14ymedio, Yoani Sanchez, Havana, 9 August 2018 — For some time it has been clear that the next steps in Michelle Bachelet’s career pointed to an international organization. With her political path closed in Chile, where as president her popularity hit historical lows, she is now poised to occupy the Office of the United Nations High Commissioner for Human Rights (ONCHR), as announced this week.
Bachelet’s appointment to the head of the ONCHR comes as no surprise given that her name was mentioned as a potential leader of the UN after the departure of Ban Ki-moon. Although her new responsibility has yet to be ratified by the General Assembly, the Chilean is very likely to occupy the United Nation’s most important position in the field of human rights. Although both are based in Geneva (Switzerland), the ONCHR should not be confused with the Human Rights Council, which is a political body made up of the representatives of UN Member States. The ONCHR on the other hand, is a supposedly independent organization staffed by more than one thousand employees.
Bachelet assumes that position in a complex moment in which violations of citizen rights are rising in tone in many countries and the United Nations is experiencing a period of fragility, derived from its inaction, the manipulation of its mechanisms by authoritarian regimes and the little credibility it enjoys among democratic governments.
Her record will not help her much in this ecumenical endeavor. During her two presidential terms Bachelet demonstrated that she may suffer from an obstinate myopia when it comes to the excesses committed by her ideological colleagues who rule in Venezuela, Nicaragua and, above all, in Havana’s Plaza of the Revolution.
In the long years she was in charge of the solid Chilean democracy, her criticisms were rather lukewarm or nonexistent towards the leftist populisms that repressed their dissidents. With a few exceptions, the president preferred not to annoy her fellow utopians and opted for the strategy of looking away.
A few weeks before handing over the presidential sash to Sebastián Piñera, she arrived in Cuba on a trip that could only be understood as that of the practitioner of a creed to the temple from which it spreads its doctrine. Although both countries’ official spoke of a visit to strengthen commercial ties, in reality that visit had all the traces of a renewal of support Castroism.
The appointment of a friend of the Plaza of the Revolution to a position much coveted by Havana is not the result of chance. In it we sense the influence of Cuban diplomacy and its ability to move in the UN corridors, applying pressure, buying loyalties and votes, to pave the way to make the Chilean president to the High Commissioner for Human Rights.
The appointment of Bachelet is a magnificent opportunity for Havana because it needs international support to compensate for the weakening of its regional alliances within the Bolivarian Alliance for the Peoples of Our America (ALBA) and the Community of Latin American and Caribbean States (CELAC).

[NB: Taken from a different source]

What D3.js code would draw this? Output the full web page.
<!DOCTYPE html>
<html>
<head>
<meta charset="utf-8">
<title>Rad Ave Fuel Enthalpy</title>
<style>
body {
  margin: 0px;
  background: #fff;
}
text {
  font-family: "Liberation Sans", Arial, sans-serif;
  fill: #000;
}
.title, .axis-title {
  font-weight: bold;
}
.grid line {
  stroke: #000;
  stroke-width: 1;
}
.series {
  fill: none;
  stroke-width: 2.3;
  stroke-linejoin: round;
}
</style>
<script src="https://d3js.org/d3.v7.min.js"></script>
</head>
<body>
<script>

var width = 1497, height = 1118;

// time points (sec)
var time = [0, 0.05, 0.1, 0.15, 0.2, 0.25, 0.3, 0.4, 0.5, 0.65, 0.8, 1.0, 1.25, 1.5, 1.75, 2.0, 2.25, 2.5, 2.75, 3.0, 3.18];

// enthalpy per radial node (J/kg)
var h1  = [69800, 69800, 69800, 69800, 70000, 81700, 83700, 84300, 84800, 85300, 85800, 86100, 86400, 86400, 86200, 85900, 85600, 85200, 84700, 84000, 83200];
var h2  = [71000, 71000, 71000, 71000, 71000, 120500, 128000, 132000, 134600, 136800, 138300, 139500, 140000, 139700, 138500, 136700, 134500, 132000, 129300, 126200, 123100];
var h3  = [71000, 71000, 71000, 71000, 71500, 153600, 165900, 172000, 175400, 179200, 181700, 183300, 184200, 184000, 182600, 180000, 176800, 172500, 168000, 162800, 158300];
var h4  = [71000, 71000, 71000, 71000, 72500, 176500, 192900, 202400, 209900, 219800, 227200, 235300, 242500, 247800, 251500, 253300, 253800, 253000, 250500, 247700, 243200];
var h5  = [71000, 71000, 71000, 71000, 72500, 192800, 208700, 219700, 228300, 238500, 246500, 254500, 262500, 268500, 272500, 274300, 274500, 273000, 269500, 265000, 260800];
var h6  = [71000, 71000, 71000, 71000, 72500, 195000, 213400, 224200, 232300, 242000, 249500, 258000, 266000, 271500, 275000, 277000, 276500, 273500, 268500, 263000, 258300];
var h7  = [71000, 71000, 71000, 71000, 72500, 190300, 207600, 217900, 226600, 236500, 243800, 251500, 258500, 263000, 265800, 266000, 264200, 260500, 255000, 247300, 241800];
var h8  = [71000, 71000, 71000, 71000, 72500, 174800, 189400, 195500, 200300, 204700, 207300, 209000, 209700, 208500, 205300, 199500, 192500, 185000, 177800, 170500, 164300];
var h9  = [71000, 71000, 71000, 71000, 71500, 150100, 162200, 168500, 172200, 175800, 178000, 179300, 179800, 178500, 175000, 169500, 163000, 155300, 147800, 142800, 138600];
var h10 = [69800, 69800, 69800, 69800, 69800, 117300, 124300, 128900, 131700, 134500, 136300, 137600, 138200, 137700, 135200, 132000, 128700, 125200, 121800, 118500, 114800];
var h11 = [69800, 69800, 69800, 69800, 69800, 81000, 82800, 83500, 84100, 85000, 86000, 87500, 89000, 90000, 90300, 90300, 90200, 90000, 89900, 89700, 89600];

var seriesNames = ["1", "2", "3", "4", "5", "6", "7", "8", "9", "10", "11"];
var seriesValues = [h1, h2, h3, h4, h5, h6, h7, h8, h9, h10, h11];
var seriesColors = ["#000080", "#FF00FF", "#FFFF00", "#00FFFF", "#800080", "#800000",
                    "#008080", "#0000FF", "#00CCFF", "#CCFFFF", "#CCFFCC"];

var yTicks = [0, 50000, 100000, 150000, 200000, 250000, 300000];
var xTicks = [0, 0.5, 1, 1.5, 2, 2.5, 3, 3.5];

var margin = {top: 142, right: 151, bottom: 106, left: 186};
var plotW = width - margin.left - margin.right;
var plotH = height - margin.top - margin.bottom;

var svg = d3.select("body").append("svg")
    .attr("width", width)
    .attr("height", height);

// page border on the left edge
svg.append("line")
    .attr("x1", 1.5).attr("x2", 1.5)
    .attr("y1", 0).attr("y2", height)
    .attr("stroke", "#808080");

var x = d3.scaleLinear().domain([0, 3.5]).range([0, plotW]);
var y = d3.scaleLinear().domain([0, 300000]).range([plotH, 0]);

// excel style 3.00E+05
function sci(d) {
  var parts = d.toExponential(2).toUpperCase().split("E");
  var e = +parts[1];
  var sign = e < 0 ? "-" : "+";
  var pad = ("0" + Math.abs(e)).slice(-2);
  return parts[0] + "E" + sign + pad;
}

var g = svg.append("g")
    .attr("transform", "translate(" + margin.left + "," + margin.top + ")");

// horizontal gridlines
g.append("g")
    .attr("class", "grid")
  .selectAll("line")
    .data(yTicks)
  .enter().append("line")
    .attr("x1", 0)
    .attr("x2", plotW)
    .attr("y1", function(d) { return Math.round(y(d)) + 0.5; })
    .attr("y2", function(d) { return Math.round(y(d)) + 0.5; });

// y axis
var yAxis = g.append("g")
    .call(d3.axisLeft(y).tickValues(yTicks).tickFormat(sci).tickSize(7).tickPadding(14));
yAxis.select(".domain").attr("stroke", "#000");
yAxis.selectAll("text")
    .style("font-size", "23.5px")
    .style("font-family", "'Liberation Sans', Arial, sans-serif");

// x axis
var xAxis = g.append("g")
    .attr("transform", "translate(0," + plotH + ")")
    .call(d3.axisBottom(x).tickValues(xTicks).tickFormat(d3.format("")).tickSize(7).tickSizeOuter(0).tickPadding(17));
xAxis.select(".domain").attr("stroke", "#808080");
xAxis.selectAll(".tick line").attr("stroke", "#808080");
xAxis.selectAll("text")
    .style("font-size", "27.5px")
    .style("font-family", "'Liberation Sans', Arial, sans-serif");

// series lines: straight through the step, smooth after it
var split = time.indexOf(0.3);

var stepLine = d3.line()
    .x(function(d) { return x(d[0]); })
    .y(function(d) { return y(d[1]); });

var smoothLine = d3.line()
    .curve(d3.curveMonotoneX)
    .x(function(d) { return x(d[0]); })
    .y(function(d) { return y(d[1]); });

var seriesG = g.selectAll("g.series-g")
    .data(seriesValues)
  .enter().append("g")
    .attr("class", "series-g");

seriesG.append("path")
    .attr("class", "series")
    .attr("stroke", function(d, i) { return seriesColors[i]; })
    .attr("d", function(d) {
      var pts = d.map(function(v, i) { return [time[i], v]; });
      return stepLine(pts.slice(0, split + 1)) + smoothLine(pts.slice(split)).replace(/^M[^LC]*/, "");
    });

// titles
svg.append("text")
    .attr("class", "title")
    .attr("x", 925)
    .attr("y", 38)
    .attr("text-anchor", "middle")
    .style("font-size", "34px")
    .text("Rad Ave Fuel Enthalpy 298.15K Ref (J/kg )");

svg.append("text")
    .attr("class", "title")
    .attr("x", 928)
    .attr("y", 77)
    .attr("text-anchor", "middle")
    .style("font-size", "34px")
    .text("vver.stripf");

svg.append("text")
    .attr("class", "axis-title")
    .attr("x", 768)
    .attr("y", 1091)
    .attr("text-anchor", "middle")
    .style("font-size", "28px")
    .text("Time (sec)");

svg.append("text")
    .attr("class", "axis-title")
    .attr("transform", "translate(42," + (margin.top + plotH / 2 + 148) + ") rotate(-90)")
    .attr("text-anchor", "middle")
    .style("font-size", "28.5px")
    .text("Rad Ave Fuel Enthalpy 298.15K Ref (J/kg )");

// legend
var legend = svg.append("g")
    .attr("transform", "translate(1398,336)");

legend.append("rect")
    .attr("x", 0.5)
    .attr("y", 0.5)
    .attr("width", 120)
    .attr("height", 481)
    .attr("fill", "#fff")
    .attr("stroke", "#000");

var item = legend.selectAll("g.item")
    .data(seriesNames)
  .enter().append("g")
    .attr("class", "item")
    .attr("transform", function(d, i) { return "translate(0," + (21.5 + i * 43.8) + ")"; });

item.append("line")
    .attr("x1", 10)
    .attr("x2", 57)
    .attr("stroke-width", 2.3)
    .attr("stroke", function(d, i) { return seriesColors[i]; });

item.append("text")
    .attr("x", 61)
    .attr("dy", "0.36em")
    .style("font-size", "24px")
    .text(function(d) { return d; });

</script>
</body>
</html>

It is also an opportunity for Havana’s allies, who are experiencing difficult moments and doing everything possible to avoid international condemnations for their repressive actions. This is the case for Nicaragua, where Daniel Ortega, the former guerrilla turned Caudillo, has met popular revolts with fire and. Something similar is happening in Venezuela, which is experiencing a terrible humanitarian crisis while the Miraflores Palace resorts to a more aggressive, exclusive and disparate discourse.
In Cuba itself, the organizations of the United Nations system tend to align themselves with the Government instead of taking note of the denunciations by citizens against the iron control of the Communist Party. Can this change with the appointment of the former Socialist president at the head of the ONCHR?
If she hasn’t done so before, why would Bachelet now criticize her old friends in olive green? Why would she denounce acts of repudiation against dissidents, arbitrary arrests or the control exercised by the authorities over the lives of millions of Cubans?
Instead of speaking out about the violations of the political rights of an entire population, Michelle Bachelet has dedicated herself for many years to extolling the supposed achievements in Cuban healthcare and education of which barely a mirage remain. There is no reason to think that she will change her discourse from the UN watchtower.
She can always justify her silence and her inaction with the argument that she is very busy with the multiple complaints that will come from so many other places on the planet.